> **EXERCISE DETAILS**
What is needed is the run of lines from the one containing "Output the Python" through the one containing "io_read_vals = [0.3, 2.38, 0.6, 1.3, 1.2, 0.2]", echoed exactly, with both ends kept and nothing added.

> **DATA SUPPLIED**
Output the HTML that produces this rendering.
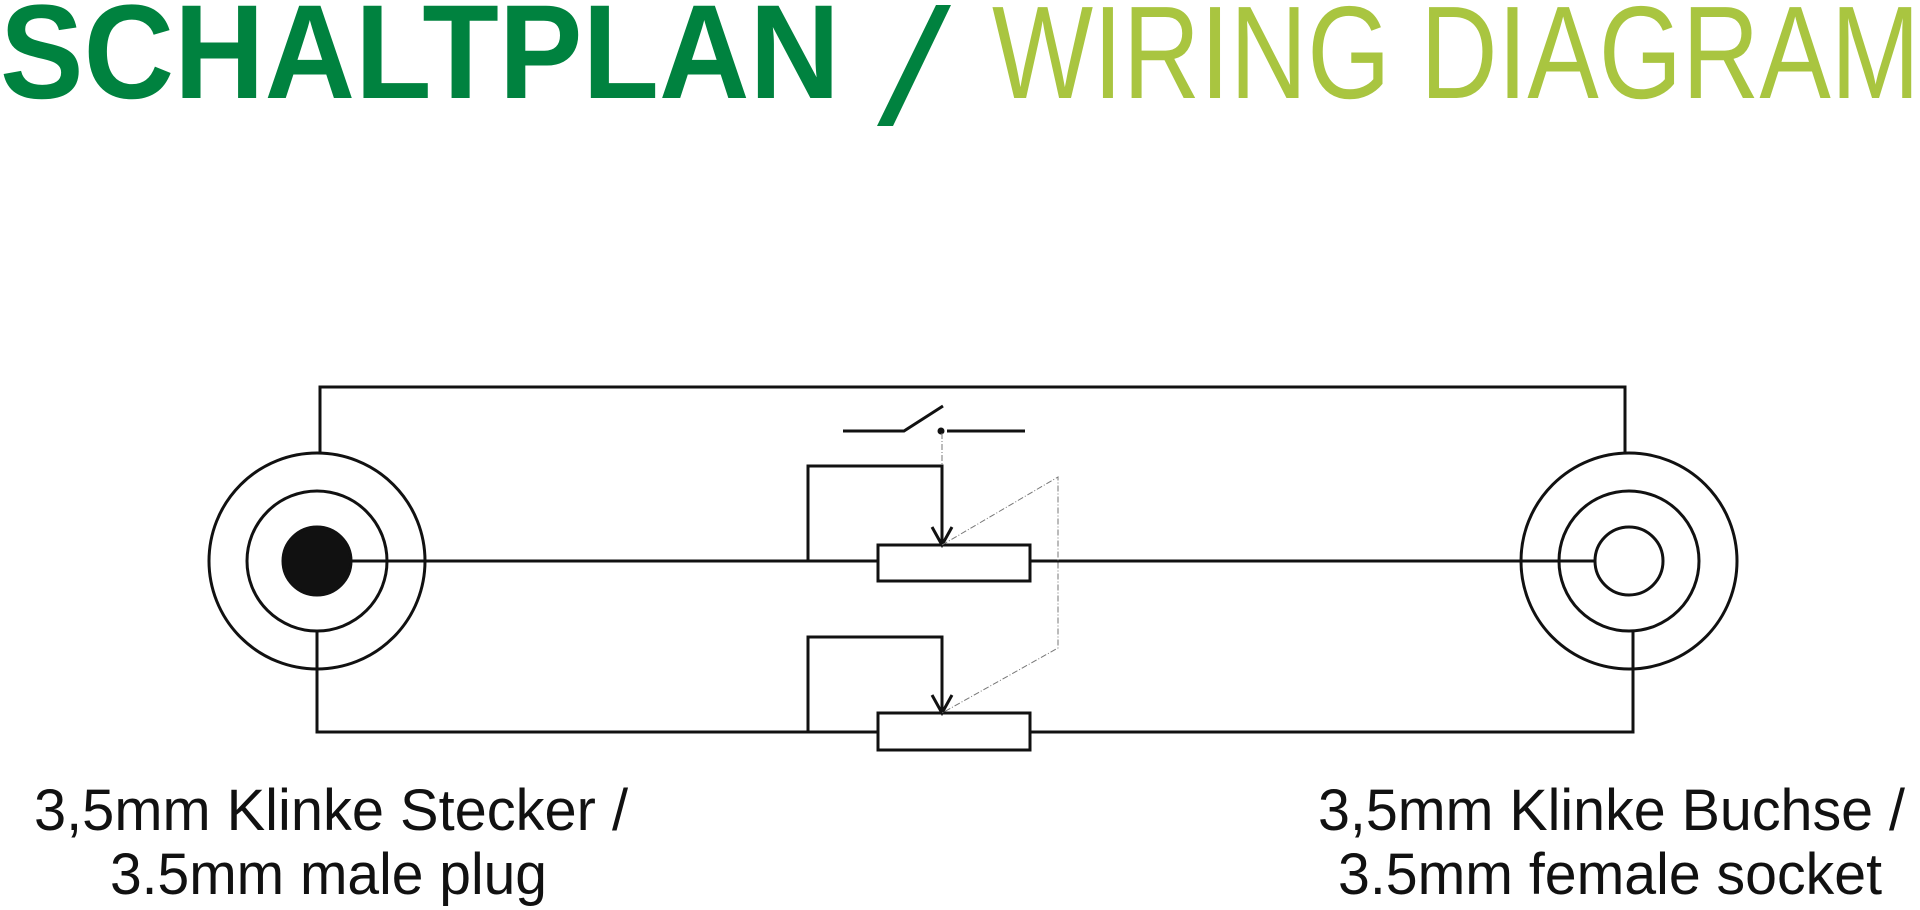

* * *

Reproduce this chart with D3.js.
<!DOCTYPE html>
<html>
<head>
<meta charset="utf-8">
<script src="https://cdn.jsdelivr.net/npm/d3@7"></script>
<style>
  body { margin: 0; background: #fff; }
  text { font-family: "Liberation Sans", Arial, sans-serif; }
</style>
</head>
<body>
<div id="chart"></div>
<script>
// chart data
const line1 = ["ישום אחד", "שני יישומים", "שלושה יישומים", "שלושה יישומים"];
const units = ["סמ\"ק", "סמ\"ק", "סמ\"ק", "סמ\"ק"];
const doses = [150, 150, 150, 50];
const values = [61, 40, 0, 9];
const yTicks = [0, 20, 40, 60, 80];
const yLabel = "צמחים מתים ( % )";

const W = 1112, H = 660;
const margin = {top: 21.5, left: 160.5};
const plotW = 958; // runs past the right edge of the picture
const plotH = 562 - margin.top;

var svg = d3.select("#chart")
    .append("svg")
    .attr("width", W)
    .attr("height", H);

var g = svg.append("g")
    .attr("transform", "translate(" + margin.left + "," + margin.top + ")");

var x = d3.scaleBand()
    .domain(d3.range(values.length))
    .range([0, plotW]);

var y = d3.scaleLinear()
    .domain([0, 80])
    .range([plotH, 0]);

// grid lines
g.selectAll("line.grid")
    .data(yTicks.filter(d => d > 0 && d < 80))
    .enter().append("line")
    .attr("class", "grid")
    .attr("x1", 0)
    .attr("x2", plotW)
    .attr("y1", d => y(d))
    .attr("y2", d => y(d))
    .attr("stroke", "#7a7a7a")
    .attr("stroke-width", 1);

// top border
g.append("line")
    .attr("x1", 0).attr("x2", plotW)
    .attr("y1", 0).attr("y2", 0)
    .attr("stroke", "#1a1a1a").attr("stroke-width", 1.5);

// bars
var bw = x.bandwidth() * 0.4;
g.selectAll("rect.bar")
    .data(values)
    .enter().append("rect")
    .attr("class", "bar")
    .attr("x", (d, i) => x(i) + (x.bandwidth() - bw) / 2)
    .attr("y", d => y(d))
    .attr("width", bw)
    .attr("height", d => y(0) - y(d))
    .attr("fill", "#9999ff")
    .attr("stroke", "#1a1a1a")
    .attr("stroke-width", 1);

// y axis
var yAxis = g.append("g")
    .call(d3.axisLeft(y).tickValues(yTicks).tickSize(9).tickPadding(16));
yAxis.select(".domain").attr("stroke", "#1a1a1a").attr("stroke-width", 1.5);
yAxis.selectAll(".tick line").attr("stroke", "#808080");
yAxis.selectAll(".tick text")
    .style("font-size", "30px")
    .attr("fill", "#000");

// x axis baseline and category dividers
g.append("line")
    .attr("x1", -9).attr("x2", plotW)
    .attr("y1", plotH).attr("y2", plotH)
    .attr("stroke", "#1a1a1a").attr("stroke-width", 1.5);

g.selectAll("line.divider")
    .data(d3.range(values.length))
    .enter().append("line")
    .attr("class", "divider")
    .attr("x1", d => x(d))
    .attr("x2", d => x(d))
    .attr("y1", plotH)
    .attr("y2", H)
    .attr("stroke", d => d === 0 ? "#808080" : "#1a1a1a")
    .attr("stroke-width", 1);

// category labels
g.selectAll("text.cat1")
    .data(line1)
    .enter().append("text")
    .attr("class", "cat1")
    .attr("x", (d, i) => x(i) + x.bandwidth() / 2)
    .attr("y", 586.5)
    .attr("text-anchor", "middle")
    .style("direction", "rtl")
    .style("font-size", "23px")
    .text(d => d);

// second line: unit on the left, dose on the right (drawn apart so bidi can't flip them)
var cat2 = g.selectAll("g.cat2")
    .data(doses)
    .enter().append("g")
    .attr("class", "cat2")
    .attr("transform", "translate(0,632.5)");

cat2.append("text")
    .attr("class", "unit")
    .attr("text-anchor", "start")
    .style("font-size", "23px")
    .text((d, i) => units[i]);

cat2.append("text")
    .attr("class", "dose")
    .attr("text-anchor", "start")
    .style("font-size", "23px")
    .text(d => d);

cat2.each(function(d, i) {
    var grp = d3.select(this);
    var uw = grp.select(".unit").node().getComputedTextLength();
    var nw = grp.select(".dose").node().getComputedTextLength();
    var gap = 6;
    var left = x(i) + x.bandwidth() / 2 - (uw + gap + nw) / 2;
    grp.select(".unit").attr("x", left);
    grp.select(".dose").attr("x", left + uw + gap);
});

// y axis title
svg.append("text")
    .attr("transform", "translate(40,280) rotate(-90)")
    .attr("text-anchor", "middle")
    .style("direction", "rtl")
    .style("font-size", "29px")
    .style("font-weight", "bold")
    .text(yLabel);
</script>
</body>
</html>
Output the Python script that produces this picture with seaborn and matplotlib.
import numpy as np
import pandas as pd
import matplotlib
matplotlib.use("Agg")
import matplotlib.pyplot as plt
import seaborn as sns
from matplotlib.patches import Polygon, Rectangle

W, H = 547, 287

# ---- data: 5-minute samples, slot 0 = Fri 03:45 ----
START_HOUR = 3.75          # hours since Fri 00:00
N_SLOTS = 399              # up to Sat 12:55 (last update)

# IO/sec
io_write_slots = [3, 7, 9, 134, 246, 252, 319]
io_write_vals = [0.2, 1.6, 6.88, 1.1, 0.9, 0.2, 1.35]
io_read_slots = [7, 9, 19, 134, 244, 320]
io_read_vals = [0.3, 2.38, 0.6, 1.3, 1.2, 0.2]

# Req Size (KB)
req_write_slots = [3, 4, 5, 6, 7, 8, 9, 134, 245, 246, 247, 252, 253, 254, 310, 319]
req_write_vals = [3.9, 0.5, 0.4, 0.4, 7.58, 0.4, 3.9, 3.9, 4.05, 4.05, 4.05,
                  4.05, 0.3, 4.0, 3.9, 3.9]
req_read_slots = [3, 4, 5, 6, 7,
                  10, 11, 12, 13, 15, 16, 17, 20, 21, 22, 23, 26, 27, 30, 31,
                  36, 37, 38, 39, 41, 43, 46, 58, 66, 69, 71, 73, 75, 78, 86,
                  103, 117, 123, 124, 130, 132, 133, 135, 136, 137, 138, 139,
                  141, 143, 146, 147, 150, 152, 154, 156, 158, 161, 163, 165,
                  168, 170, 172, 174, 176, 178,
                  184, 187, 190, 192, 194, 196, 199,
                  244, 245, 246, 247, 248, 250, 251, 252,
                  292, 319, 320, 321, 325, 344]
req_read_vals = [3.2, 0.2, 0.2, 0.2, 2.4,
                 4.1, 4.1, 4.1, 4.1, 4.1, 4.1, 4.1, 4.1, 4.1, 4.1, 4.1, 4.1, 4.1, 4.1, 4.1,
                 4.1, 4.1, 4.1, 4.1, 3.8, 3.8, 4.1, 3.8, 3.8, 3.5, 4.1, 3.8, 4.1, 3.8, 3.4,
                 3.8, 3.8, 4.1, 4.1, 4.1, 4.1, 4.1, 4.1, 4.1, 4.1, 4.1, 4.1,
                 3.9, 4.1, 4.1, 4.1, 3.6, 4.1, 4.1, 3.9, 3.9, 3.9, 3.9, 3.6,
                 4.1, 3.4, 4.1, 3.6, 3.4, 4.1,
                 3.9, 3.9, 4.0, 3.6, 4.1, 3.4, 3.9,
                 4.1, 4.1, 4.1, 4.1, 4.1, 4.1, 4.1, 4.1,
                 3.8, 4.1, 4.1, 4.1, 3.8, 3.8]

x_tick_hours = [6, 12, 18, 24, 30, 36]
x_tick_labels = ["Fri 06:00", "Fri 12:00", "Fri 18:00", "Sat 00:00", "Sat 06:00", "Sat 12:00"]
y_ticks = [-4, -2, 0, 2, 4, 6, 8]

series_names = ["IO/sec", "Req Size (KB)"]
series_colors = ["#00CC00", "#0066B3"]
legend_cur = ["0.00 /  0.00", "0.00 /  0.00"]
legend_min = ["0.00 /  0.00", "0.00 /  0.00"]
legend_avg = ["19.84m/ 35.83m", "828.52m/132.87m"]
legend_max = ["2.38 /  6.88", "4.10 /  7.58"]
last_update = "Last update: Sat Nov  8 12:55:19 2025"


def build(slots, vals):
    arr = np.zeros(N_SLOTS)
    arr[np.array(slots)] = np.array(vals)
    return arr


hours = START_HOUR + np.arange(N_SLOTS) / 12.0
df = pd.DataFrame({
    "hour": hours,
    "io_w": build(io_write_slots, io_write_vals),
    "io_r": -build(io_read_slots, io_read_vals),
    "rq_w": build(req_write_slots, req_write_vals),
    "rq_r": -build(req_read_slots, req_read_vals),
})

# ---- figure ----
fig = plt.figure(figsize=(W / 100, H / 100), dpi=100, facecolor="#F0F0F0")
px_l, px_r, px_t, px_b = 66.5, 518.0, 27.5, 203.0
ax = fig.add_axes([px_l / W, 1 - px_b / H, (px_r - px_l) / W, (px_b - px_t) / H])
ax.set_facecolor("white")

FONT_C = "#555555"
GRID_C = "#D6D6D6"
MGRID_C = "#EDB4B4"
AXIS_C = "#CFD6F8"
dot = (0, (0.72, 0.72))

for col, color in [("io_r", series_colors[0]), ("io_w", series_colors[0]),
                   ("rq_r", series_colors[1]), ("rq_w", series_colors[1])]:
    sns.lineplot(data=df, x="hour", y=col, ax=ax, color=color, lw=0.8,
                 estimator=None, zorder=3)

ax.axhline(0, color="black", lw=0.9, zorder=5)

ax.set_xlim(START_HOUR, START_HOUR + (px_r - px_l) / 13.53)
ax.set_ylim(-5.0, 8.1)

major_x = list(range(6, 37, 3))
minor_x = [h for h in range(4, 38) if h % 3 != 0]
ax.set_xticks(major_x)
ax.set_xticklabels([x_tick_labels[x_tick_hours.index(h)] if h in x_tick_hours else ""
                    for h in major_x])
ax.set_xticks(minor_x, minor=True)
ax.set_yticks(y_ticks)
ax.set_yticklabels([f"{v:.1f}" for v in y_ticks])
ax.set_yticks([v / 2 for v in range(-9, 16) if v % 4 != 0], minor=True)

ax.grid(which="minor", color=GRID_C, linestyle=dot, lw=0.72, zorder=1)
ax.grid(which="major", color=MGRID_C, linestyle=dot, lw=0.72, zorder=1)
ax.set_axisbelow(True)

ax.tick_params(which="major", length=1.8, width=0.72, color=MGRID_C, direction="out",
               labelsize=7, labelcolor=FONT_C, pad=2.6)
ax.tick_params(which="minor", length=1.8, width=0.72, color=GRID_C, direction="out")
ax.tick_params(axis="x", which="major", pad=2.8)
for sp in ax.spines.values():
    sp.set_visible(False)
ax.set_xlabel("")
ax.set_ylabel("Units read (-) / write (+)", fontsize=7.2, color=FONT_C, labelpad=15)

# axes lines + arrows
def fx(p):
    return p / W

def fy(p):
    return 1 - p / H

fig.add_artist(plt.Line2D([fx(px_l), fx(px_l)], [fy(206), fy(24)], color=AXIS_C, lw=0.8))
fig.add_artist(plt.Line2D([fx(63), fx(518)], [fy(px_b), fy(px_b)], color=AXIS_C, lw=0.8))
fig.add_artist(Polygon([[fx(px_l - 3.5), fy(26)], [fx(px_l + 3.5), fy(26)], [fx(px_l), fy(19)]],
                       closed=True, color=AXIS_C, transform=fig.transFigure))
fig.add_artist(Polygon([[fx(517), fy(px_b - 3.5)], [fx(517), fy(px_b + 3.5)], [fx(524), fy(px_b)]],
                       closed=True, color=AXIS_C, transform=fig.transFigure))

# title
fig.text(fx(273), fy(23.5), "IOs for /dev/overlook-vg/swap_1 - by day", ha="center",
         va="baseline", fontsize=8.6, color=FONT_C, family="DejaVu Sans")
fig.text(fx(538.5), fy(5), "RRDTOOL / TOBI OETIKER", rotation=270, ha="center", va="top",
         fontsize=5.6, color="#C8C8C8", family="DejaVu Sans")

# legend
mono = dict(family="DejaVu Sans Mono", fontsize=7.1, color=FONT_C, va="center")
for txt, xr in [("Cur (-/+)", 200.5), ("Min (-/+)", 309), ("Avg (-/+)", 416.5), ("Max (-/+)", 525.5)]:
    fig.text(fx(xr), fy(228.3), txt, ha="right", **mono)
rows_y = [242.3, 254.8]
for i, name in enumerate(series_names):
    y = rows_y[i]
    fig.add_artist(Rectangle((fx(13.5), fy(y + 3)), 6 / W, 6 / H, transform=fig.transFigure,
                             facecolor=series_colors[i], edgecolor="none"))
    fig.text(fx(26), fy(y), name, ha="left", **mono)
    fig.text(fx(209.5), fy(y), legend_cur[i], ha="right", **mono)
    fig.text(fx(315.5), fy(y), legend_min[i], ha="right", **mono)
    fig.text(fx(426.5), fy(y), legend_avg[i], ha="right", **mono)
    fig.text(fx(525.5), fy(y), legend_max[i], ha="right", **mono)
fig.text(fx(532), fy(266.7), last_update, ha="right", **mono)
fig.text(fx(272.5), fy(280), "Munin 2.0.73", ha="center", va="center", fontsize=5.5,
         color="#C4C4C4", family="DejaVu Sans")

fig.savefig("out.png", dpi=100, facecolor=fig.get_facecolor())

--

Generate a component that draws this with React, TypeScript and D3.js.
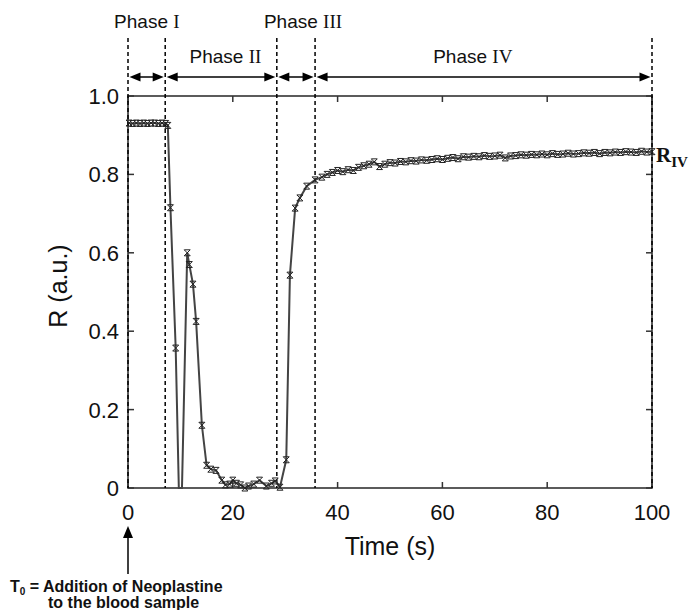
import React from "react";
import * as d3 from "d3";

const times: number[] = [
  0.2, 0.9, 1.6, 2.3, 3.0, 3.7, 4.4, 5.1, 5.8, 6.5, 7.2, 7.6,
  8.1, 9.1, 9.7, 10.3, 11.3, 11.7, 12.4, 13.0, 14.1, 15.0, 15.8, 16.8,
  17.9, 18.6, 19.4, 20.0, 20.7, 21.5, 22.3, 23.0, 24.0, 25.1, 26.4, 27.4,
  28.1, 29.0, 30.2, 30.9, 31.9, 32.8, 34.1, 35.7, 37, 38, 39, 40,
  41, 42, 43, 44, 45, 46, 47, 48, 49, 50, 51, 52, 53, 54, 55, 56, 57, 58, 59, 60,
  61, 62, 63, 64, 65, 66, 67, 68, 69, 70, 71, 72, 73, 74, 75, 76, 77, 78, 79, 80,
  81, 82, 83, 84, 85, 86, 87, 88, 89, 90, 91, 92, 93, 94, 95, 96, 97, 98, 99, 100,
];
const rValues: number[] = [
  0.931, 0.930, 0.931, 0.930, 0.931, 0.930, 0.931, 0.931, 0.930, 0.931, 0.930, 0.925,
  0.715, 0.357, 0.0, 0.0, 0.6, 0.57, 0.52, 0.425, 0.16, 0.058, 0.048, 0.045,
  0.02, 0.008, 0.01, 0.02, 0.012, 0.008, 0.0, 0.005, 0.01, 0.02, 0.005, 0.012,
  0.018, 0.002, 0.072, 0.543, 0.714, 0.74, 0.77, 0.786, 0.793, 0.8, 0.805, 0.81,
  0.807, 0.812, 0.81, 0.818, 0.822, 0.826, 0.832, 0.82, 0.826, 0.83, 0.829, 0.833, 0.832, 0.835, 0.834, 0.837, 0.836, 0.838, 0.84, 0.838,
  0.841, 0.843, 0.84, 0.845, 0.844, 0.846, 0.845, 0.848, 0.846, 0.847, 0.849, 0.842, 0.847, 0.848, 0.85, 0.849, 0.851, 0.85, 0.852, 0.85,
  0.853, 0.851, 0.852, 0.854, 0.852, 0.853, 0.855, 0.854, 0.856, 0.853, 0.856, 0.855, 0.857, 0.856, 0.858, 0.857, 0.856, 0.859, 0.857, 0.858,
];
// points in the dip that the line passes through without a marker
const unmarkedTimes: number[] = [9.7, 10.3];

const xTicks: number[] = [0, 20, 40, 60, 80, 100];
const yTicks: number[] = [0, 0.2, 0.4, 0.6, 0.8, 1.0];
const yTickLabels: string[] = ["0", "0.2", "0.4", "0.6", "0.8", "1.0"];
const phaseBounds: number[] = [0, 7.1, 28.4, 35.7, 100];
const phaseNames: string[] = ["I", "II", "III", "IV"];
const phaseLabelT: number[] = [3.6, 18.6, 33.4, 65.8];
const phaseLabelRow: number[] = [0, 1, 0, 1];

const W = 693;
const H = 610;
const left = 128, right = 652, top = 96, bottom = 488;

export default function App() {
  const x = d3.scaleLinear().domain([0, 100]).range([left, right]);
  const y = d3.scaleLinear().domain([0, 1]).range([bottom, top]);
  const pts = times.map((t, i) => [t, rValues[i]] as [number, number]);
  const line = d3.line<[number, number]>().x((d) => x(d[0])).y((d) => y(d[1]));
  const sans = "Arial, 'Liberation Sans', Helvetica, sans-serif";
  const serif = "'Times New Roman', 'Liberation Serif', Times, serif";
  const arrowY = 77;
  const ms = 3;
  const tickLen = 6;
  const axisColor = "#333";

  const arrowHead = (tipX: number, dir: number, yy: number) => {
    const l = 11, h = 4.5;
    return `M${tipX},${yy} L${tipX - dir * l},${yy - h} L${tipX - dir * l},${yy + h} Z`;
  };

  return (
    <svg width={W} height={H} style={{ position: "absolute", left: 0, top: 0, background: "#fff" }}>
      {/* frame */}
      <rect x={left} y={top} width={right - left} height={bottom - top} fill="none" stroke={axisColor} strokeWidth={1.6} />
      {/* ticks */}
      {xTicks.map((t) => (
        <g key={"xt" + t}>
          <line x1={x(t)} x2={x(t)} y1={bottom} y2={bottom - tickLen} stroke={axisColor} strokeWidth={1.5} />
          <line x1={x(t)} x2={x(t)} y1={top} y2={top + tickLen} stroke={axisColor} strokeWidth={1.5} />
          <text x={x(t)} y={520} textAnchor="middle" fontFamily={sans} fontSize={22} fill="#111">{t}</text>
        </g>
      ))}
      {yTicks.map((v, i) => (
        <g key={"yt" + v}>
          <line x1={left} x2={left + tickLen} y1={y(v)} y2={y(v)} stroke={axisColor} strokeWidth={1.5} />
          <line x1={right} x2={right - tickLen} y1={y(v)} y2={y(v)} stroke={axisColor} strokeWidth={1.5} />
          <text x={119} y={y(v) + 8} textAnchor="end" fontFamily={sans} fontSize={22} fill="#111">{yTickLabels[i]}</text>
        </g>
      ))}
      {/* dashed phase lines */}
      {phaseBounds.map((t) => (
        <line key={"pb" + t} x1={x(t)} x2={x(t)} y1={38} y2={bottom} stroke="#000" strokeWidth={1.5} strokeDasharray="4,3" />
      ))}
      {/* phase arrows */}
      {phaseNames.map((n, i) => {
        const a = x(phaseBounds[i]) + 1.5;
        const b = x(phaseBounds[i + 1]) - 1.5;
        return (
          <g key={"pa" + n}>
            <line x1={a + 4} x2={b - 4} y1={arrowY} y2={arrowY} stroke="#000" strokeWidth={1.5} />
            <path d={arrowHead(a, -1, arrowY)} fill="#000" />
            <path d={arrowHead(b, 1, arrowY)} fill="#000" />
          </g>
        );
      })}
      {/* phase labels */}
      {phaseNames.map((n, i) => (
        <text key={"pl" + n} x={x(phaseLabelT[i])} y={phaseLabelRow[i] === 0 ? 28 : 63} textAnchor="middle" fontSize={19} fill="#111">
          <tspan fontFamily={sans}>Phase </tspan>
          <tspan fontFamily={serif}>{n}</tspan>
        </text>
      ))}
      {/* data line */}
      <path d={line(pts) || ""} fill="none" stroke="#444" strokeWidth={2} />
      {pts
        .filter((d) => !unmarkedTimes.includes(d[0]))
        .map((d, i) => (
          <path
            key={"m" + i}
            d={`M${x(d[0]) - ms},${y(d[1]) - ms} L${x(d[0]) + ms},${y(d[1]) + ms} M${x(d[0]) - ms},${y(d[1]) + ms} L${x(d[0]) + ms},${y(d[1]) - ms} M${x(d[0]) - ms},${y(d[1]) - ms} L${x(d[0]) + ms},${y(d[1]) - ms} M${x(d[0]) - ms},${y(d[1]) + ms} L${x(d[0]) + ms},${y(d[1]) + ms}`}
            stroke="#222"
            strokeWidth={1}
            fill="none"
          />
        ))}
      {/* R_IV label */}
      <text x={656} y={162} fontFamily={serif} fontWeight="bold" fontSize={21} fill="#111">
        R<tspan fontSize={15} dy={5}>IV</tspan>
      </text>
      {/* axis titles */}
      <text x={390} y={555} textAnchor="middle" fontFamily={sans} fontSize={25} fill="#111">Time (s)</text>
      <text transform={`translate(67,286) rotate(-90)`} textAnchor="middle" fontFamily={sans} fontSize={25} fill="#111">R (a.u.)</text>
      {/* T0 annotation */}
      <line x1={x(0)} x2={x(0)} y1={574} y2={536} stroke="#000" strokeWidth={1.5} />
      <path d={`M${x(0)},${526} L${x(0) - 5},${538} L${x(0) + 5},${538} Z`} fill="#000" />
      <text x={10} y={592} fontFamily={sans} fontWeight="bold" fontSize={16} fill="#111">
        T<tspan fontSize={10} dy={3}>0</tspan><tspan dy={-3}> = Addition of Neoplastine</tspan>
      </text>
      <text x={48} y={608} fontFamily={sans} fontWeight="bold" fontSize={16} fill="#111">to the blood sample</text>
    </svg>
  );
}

> **WRITTEN SOLUTION**
Output the Python script that produces this picture with seaborn and matplotlib.
import numpy as np
import pandas as pd
import matplotlib
matplotlib.use("Agg")
import matplotlib.pyplot as plt
import seaborn as sns
from matplotlib.patches import Polygon, Rectangle

W, H = 547, 287

# ---- data: 5-minute samples, slot 0 = Fri 03:45 ----
START_HOUR = 3.75          # hours since Fri 00:00
N_SLOTS = 399              # up to Sat 12:55 (last update)

# IO/sec
io_write_slots = [3, 7, 9, 134, 246, 252, 319]
io_write_vals = [0.2, 1.6, 6.88, 1.1, 0.9, 0.2, 1.35]
io_read_slots = [7, 9, 19, 134, 244, 320]
io_read_vals = [0.3, 2.38, 0.6, 1.3, 1.2, 0.2]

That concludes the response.